The last two seasons the champions -- Hayley Tamaddon (2010) and Sam Attwater (2011) -- reached incredibly high levels. Each skated routines that became classics. For Tamaddon and partner Daniel Whiston, it was to the song "Jai Ho," and for Attwater and his partner, Brianne Delcourt, it was a Riverdance routine.

The show's panel of judges includes head judge and 1980 Olympic men's gold medalist Robin Cousins. The audience also gets involved, voting for which couple will skate an interpretation of Torvill and Dean's classic "Bolero" program.

"We always say the TV show came about because of 'Bolero'," said Dean, whose free dance with Torvill at the 1984 Olympic Winter Games earned nine 6.0s for artistic merit. "It's 'Bolero' that gave us our window to the world and popularity. This show is all based around teaching you to skate to the point where [in] the final performance you put your interpretation on that dance.

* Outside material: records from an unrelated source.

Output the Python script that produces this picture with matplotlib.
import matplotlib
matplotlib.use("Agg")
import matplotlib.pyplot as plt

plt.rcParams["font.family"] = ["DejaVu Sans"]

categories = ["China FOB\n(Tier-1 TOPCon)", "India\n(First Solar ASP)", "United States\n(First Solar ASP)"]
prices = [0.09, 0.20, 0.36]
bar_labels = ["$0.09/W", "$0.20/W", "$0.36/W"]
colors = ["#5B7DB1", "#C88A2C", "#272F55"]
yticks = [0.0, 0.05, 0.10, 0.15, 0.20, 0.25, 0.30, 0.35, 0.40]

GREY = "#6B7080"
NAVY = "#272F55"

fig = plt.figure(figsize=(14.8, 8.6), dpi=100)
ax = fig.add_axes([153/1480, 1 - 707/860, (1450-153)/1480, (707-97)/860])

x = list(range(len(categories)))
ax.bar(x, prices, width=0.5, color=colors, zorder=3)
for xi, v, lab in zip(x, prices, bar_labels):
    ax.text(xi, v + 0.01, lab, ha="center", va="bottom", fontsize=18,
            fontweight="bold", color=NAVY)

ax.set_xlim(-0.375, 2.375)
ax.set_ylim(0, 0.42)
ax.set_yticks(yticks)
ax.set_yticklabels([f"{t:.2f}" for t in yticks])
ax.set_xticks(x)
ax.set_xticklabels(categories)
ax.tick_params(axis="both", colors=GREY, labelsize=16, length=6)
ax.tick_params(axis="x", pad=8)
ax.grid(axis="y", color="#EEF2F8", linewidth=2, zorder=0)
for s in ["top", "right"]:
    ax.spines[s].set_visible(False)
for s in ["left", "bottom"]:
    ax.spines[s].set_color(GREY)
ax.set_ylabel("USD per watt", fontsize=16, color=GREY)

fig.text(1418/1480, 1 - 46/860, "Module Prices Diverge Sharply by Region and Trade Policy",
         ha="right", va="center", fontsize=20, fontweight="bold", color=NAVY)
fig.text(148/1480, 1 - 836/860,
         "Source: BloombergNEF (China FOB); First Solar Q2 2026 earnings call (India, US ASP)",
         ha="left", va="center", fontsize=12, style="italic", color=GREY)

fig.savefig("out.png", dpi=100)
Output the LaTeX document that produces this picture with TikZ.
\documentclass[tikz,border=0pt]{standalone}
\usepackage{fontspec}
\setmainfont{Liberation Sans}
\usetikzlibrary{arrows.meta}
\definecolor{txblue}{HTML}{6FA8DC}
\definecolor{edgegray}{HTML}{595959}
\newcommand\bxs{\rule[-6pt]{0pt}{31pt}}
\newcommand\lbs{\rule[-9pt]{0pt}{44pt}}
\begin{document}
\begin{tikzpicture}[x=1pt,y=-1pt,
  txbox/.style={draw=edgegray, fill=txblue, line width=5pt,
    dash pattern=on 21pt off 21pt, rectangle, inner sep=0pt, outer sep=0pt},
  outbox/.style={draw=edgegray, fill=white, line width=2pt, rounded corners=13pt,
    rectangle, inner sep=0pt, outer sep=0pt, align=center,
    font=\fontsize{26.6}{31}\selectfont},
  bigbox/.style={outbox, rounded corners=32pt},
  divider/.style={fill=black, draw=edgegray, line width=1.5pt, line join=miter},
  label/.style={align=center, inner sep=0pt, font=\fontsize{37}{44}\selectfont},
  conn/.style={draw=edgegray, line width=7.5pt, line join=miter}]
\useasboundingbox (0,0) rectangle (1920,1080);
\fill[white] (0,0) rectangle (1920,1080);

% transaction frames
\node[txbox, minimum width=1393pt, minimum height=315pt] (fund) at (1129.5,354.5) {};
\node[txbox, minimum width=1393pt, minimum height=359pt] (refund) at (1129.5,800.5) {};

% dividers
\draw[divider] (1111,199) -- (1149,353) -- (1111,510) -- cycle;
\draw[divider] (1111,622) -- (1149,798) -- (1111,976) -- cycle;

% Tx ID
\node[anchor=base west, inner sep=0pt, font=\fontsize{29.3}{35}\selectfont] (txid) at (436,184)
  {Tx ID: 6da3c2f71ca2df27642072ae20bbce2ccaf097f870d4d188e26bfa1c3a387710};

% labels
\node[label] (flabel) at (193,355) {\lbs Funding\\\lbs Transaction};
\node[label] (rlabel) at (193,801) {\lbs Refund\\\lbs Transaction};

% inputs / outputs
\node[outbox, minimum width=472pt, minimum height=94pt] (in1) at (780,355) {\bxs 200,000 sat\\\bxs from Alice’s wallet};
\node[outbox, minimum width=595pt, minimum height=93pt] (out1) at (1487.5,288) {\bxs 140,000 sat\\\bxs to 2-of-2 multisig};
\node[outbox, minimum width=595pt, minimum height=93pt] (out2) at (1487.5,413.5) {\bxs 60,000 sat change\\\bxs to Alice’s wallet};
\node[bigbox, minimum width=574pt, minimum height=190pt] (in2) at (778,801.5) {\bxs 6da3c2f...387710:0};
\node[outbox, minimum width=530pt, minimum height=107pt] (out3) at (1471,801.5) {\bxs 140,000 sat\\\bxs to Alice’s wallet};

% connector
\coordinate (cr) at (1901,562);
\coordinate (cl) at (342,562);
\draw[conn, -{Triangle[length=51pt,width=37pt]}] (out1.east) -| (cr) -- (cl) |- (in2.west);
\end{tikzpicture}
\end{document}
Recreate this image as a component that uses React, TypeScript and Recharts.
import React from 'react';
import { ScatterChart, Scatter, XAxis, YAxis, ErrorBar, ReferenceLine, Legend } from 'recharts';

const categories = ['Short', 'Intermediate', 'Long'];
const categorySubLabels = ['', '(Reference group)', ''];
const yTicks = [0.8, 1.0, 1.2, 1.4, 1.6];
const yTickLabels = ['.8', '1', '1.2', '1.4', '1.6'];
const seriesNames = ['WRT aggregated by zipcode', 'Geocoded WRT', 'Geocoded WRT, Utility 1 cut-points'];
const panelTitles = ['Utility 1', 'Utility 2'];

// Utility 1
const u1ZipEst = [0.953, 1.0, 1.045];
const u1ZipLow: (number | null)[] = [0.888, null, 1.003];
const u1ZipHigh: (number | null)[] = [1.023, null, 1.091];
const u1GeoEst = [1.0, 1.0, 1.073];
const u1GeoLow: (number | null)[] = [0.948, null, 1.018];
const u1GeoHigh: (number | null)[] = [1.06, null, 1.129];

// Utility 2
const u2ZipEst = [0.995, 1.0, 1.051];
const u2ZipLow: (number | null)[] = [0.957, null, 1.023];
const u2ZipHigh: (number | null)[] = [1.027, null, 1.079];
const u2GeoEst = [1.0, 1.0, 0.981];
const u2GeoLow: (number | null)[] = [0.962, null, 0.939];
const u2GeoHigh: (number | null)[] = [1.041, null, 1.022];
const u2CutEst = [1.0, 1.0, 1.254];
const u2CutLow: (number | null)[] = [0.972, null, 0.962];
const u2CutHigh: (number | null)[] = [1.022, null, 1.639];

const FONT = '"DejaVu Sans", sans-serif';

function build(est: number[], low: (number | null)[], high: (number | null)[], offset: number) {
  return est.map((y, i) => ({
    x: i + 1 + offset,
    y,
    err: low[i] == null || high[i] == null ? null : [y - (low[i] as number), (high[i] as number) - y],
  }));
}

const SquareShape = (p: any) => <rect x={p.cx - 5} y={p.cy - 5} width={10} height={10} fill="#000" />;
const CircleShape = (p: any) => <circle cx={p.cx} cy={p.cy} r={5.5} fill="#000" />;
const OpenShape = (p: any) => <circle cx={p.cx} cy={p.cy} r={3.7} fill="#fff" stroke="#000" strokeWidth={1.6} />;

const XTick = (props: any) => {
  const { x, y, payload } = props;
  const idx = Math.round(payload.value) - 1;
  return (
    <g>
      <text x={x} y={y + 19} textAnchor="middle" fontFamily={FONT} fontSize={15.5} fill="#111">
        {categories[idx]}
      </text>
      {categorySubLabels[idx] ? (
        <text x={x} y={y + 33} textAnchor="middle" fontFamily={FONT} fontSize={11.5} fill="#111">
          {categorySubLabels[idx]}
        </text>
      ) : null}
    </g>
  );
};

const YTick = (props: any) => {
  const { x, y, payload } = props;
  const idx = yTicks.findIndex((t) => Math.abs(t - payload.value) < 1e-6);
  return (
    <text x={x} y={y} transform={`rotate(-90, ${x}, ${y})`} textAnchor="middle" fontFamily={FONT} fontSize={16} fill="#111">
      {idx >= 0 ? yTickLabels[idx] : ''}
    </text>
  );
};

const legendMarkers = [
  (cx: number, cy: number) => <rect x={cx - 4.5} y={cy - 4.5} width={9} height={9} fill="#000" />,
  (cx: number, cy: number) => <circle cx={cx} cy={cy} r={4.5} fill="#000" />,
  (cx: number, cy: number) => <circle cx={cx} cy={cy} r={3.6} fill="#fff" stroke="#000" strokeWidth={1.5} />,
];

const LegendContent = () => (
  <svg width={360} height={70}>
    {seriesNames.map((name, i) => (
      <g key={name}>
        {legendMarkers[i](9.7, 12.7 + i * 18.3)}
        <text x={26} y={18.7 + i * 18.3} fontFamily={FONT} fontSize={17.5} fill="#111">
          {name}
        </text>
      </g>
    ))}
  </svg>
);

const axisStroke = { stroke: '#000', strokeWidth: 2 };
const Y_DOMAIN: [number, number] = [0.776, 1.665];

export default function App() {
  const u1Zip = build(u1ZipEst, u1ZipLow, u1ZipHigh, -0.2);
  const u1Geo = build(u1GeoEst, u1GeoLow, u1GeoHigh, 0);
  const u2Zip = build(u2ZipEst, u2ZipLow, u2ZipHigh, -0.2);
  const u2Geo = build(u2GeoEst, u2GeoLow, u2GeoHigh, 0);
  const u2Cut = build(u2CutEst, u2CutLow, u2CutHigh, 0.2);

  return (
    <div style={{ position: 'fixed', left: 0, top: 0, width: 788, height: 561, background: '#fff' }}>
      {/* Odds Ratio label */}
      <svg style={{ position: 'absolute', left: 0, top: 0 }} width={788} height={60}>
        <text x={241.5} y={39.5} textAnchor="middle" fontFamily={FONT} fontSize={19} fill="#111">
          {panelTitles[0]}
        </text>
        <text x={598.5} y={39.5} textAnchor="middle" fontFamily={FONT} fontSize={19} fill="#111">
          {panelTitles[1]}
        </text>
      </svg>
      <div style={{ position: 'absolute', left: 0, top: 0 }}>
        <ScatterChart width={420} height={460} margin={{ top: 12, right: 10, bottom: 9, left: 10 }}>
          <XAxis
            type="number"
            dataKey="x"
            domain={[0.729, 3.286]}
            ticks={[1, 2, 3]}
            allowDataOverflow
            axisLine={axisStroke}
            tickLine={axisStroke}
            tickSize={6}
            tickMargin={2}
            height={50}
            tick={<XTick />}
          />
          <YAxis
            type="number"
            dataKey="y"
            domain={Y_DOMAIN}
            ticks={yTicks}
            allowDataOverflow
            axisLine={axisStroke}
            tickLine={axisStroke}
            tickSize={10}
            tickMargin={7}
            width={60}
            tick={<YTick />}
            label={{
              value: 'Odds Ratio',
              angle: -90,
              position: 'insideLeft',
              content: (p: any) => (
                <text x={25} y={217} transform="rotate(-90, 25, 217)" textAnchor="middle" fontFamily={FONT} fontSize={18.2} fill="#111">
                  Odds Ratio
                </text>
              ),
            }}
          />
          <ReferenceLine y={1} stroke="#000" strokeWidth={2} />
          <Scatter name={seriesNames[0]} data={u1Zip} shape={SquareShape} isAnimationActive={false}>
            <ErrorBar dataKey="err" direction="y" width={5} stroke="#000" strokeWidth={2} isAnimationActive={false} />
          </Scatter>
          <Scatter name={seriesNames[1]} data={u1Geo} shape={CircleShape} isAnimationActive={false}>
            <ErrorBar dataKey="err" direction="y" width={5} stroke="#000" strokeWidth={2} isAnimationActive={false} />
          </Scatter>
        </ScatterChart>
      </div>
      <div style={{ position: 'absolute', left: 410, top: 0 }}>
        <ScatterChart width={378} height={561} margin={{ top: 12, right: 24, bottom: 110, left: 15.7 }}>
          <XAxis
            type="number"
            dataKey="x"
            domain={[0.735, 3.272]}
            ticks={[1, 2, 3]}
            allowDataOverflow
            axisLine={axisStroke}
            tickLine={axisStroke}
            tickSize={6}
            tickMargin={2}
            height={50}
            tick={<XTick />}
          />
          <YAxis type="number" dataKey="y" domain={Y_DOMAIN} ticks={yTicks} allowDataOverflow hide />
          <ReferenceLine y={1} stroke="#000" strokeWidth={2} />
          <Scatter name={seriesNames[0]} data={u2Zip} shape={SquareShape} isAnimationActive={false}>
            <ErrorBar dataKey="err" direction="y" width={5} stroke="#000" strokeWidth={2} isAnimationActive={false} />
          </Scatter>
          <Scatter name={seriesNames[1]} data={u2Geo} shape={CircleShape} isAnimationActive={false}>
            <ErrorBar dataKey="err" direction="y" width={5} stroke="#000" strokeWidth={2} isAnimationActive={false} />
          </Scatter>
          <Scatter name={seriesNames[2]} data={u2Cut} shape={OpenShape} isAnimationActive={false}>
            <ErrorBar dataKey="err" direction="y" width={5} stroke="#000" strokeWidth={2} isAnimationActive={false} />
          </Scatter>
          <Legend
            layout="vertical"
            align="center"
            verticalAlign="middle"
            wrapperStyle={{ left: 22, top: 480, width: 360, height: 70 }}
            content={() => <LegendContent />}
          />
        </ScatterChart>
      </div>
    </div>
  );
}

"It's very special," he added. "It's not sacred, but it is a sense of people sort of paying homage to it."

Following each season, Torvill and Dean as well as several of the show's participants go on tour. (A DVD of the 2011 version called Torvill & Dean's Dancing on Ice - The Live Tour 2011 was released earlier this month.) At one stop, the honor of skating "Bolero" fell to American rapper Vanilla Ice and his partner, Katie Stainsby.

"He didn't know what to do," Torvill recalled. "He practiced it at some point, but not recently. It was almost as if his partner had to talk him through it.

"He somehow added these little body popping moments into it," she continued. "It was really funny. He got quite into doing it."

Dean said at this point in their lives the relatively short length of the tour (5-6 weeks) is perfect.

"It's great fun because the celebrities that do it just get better because they're performing the same number each night," he said. "It's also great for the pros because we give them opportunities to shine and do their own thing as well."

Now in their 50s, Torvill and Dean said their bodies occasionally remind them of how many years it's been since they won Olympic gold, but that hasn't dimmed their enthusiasm. After taking a seven-year break from skating from 1998-2005, Torvill said this latest phase of their careers is "amazing."

"I'm really, really enjoying it," she said. "I love that I can still do it, and I love that we're still continuing to learn and do new things all the time."